Leaving the pictures out, print the lines from the first line of the listing through the line containing "YAxis, ReferenceArea, Legend", exactly as they read, and no others.

----------

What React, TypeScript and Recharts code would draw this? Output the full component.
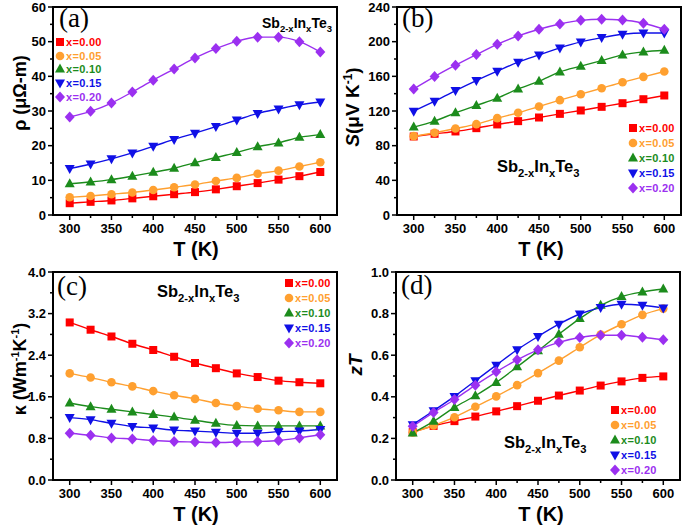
import { LineChart, Line, XAxis, YAxis, ReferenceArea, Legend } from "recharts";

const TEMPS = [300, 325, 350, 375, 400, 425, 450, 475, 500, 525, 550, 575, 600];
const SERIES_NAMES = ["x=0.00", "x=0.05", "x=0.10", "x=0.15", "x=0.20"];
const COLORS = ["#ff0000", "#ffa030", "#1c8c1c", "#1010e6", "#9b30f0"];
const SHAPES = ["square", "circle", "triangle", "down", "diamond"];

// resistivity, uOhm-m
const RHO = [
  [3.4, 3.8, 4.2, 4.8, 5.4, 6.0, 6.6, 7.4, 8.3, 9.2, 10.2, 11.2, 12.4],
  [5.1, 5.5, 6.0, 6.5, 7.2, 8.0, 8.8, 9.8, 10.7, 11.9, 12.8, 14.0, 15.2],
  [9.0, 9.5, 10.2, 11.2, 12.3, 13.5, 15.1, 16.6, 18.0, 19.7, 20.8, 22.4, 23.2],
  [13.4, 14.7, 16.2, 17.9, 19.8, 21.8, 23.6, 25.5, 27.4, 29.3, 30.6, 31.8, 32.6],
  [28.3, 29.9, 32.3, 35.5, 38.9, 42.1, 45.3, 48.0, 50.1, 51.3, 51.3, 50.0, 47.0],
];

// Seebeck, uV/K
const SEEBECK = [
  [90.6, 93.7, 96.4, 100.2, 104.5, 108.3, 112.5, 116.7, 120.6, 124.8, 129.0, 133.6, 137.9],
  [91.0, 94.9, 99.8, 104.8, 111.8, 117.9, 125.2, 132.5, 139.4, 146.3, 153.2, 159.4, 165.5],
  [101.4, 108.3, 117.9, 126.3, 134.8, 145.5, 154.4, 165.1, 171.7, 178.2, 184.7, 188.2, 190.1],
  [119.8, 131.3, 143.6, 155.1, 165.9, 176.3, 184.7, 192.8, 199.7, 204.7, 208.5, 210.0, 210.0],
  [145.5, 159.7, 172.8, 185.1, 197.0, 206.6, 214.3, 220.4, 224.6, 225.8, 225.0, 221.2, 214.3],
];

// thermal conductivity, W/mK
const KAPPA = [
  [3.03, 2.89, 2.76, 2.62, 2.5, 2.37, 2.25, 2.15, 2.05, 1.98, 1.91, 1.88, 1.86],
  [2.05, 1.97, 1.88, 1.8, 1.71, 1.63, 1.56, 1.48, 1.42, 1.37, 1.34, 1.31, 1.31],
  [1.48, 1.41, 1.36, 1.31, 1.26, 1.21, 1.15, 1.09, 1.05, 1.04, 1.04, 1.04, 1.04],
  [1.2, 1.16, 1.09, 1.03, 1.0, 0.96, 0.94, 0.92, 0.9, 0.9, 0.93, 0.94, 0.97],
  [0.9, 0.86, 0.81, 0.79, 0.76, 0.74, 0.73, 0.72, 0.73, 0.74, 0.76, 0.81, 0.87],
];

const ZT = [
  [0.23, 0.26, 0.283, 0.305, 0.33, 0.355, 0.381, 0.406, 0.43, 0.454, 0.474, 0.491, 0.498],
  [0.229, 0.262, 0.302, 0.352, 0.402, 0.456, 0.514, 0.574, 0.638, 0.699, 0.749, 0.794, 0.824],
  [0.226, 0.282, 0.349, 0.405, 0.469, 0.544, 0.621, 0.701, 0.776, 0.84, 0.882, 0.904, 0.918],
  [0.266, 0.333, 0.402, 0.477, 0.552, 0.626, 0.69, 0.749, 0.798, 0.829, 0.845, 0.84, 0.827],
  [0.258, 0.325, 0.387, 0.456, 0.52, 0.578, 0.626, 0.662, 0.685, 0.696, 0.696, 0.686, 0.674],
];

const X_TICKS = [300, 325, 350, 375, 400, 425, 450, 475, 500, 525, 550, 575, 600];
const RHO_TICKS = [0, 5, 10, 15, 20, 25, 30, 35, 40, 45, 50, 55, 60];
const S_TICKS = [0, 20, 40, 60, 80, 100, 120, 140, 160, 180, 200, 220, 240];
const K_TICKS = [0, 0.4, 0.8, 1.2, 1.6, 2.0, 2.4, 2.8, 3.2, 3.6, 4.0];
const ZT_TICKS = [0, 0.1, 0.2, 0.3, 0.4, 0.5, 0.6, 0.7, 0.8, 0.9, 1.0];

const FONT = "Arial, 'Liberation Sans', sans-serif";

function buildRows(values: number[][]) {
  return TEMPS.map((t, i) => {
    const row: any = { T: t };
    values.forEach((s, k) => (row["s" + k] = s[i]));
    return row;
  });
}

function Marker({ cx, cy, shape, color }: any) {
  if (cx == null || cy == null) return null;
  if (shape === "square")
    return <rect x={cx - 4} y={cy - 4} width={8} height={8} fill={color} />;
  if (shape === "circle") return <circle cx={cx} cy={cy} r={4.3} fill={color} />;
  if (shape === "triangle")
    return <polygon points={`${cx},${cy - 5.5} ${cx - 5},${cy + 3.5} ${cx + 5},${cy + 3.5}`} fill={color} />;
  if (shape === "down")
    return <polygon points={`${cx},${cy + 5.5} ${cx - 5},${cy - 3.5} ${cx + 5},${cy - 3.5}`} fill={color} />;
  return <polygon points={`${cx},${cy - 5.5} ${cx + 5},${cy} ${cx},${cy + 5.5} ${cx - 5},${cy}`} fill={color} />;
}

function XTick({ x, y, payload }: any) {
  const v = payload.value;
  const major = (v - 300) % 50 === 0;
  return (
    <g>
      <line x1={x} x2={x} y1={y} y2={y + (major ? 5 : 3)} stroke="#000" strokeWidth={1.5} />
      {major && (
        <text x={x} y={y + 18} textAnchor="middle" fontFamily={FONT} fontWeight="bold" fontSize={13} fill="#000">
          {v}
        </text>
      )}
    </g>
  );
}

function YTick({ x, y, payload, step, digits }: any) {
  const v = payload.value;
  const major = Math.abs(v / step - Math.round(v / step)) < 1e-6;
  return (
    <g>
      <line x1={x} x2={x - (major ? 5 : 3)} y1={y} y2={y} stroke="#000" strokeWidth={1.5} />
      {major && (
        <text x={x - 7} y={y + 4.5} textAnchor="end" fontFamily={FONT} fontWeight="bold" fontSize={13} fill="#000">
          {v.toFixed(digits)}
        </text>
      )}
    </g>
  );
}

function LegendBox({ rowH }: any) {
  return (
    <div>
      {SERIES_NAMES.map((name, k) => (
        <div key={name} style={{ display: "flex", alignItems: "center", height: rowH }}>
          <svg width={12} height={12}>
            <Marker cx={6} cy={6} shape={SHAPES[k]} color={COLORS[k]} />
          </svg>
          <span style={{ fontFamily: FONT, fontWeight: "bold", fontSize: 11, color: COLORS[k], letterSpacing: 0.3 }}>
            {name}
          </span>
        </div>
      ))}
    </div>
  );
}

function Panel({ left, top, values, yMax, yTicks, step, digits, legend }: any) {
  const rows = buildRows(values);
  return (
    <div style={{ position: "absolute", left, top }}>
      <LineChart width={342} height={263} data={rows} margin={{ top: 7, right: 5, bottom: 0, left: 0 }}>
        <XAxis
          dataKey="T"
          type="number"
          domain={[280, 620]}
          ticks={X_TICKS}
          interval={0}
          height={48}
          tickSize={0}
          tickMargin={0}
          axisLine={{ stroke: "#000", strokeWidth: 2 }}
          tick={(p: any) => <XTick {...p} />}
        />
        <YAxis
          type="number"
          domain={[0, yMax]}
          ticks={yTicks}
          interval={0}
          width={53}
          tickSize={0}
          tickMargin={0}
          axisLine={{ stroke: "#000", strokeWidth: 2 }}
          tick={(p: any) => <YTick {...p} step={step} digits={digits} />}
        />
        <ReferenceArea x1={280} x2={620} y1={0} y2={yMax} fill="none" stroke="#000" strokeWidth={2} ifOverflow="visible" />
        {SERIES_NAMES.map((name, k) => (
          <Line
            key={name}
            name={name}
            dataKey={"s" + k}
            type="monotone"
            stroke={COLORS[k]}
            strokeWidth={1.4}
            isAnimationActive={false}
            dot={(p: any) => <Marker key={p.index} cx={p.cx} cy={p.cy} shape={SHAPES[k]} color={COLORS[k]} />}
          />
        ))}
        <Legend
          layout="vertical"
          align="center"
          verticalAlign="middle"
          wrapperStyle={{ left: legend.left, top: legend.top, width: 80 }}
          content={() => <LegendBox rowH={legend.rowH} />}
        />
      </LineChart>
    </div>
  );
}

function Compound({ x, y, size }: any) {
  const sub = size * 0.68;
  const d = size * 0.3;
  return (
    <text x={x} y={y} fontFamily={FONT} fontWeight="bold" fontSize={size} fill="#000">
      Sb
      <tspan fontSize={sub} dy={d}>2-x</tspan>
      <tspan dy={-d}>In</tspan>
      <tspan fontSize={sub} dy={d}>x</tspan>
      <tspan dy={-d}>Te</tspan>
      <tspan fontSize={sub} dy={d}>3</tspan>
    </text>
  );
}

function Letter({ x, y, text }: any) {
  return (
    <text x={x} y={y} fontFamily="'Liberation Serif', 'Times New Roman', serif" fontSize={27} fill="#000">
      {text}
    </text>
  );
}

function XTitle({ x, y }: any) {
  return (
    <text x={x} y={y} textAnchor="middle" fontFamily={FONT} fontWeight="bold" fontSize={20} fill="#000">
      T (K)
    </text>
  );
}

export default function App() {
  return (
    <div style={{ position: "absolute", left: 0, top: 0, width: 685, height: 527, background: "#fff" }}>
      <Panel left={0} top={0} values={RHO} yMax={60} yTicks={RHO_TICKS} step={10} digits={0}
        legend={{ left: 54, top: 35, rowH: 13.8 }} />
      <Panel left={344} top={0} values={SEEBECK} yMax={240} yTicks={S_TICKS} step={40} digits={0}
        legend={{ left: 283, top: 120, rowH: 15 }} />
      <Panel left={0} top={265} values={KAPPA} yMax={4} yTicks={K_TICKS} step={0.8} digits={1}
        legend={{ left: 283, top: 11, rowH: 14.8 }} />
      <Panel left={343} top={265} values={ZT} yMax={1} yTicks={ZT_TICKS} step={0.2} digits={1}
        legend={{ left: 266, top: 137, rowH: 15.2 }} />
      <svg width={685} height={527} style={{ position: "absolute", left: 0, top: 0, pointerEvents: "none" }}>
        <Letter x={59} y={27} text="(a)" />
        <Letter x={402} y={27} text="(b)" />
        <Letter x={57} y={295} text="(c)" />
        <Letter x={401} y={294} text="(d)" />
        <Compound x={262} y={28} size={14} />
        <Compound x={497} y={172} size={16.5} />
        <Compound x={157} y={297} size={16.5} />
        <Compound x={504} y={448} size={16.5} />
        <XTitle x={196} y={256} />
        <XTitle x={541} y={256} />
        <XTitle x={196} y={521} />
        <XTitle x={541} y={521} />
        <text transform="translate(26,93) rotate(-90)" textAnchor="middle" fontFamily={FONT} fontWeight="bold" fontSize={18}>
          ρ (μΩ-m)
        </text>
        <text transform="translate(359,107) rotate(-90)" textAnchor="middle" fontFamily={FONT} fontWeight="bold" fontSize={19}>
          <tspan fontStyle="italic">S</tspan>
          (μV K
          <tspan fontSize={12} dy={-7}>-1</tspan>
          <tspan dy={7}>)</tspan>
        </text>
        <text transform="translate(26,369) rotate(-90)" textAnchor="middle" fontFamily={FONT} fontWeight="bold" fontSize={18}>
          κ (Wm
          <tspan fontSize={11} dy={-7}>-1</tspan>
          <tspan dy={7}>K</tspan>
          <tspan fontSize={11} dy={-7}>-1</tspan>
          <tspan dy={7}>)</tspan>
        </text>
        <text transform="translate(362,365) rotate(-90)" textAnchor="middle" fontFamily={FONT} fontWeight="bold" fontStyle="italic" fontSize={19}>
          zT
        </text>
      </svg>
    </div>
  );
}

----------

■ **WORKED ANSWER**
What React, TypeScript and Recharts code would draw this? Output the full component.
import { LineChart, Line, XAxis, YAxis, ReferenceArea, Legend } from "recharts";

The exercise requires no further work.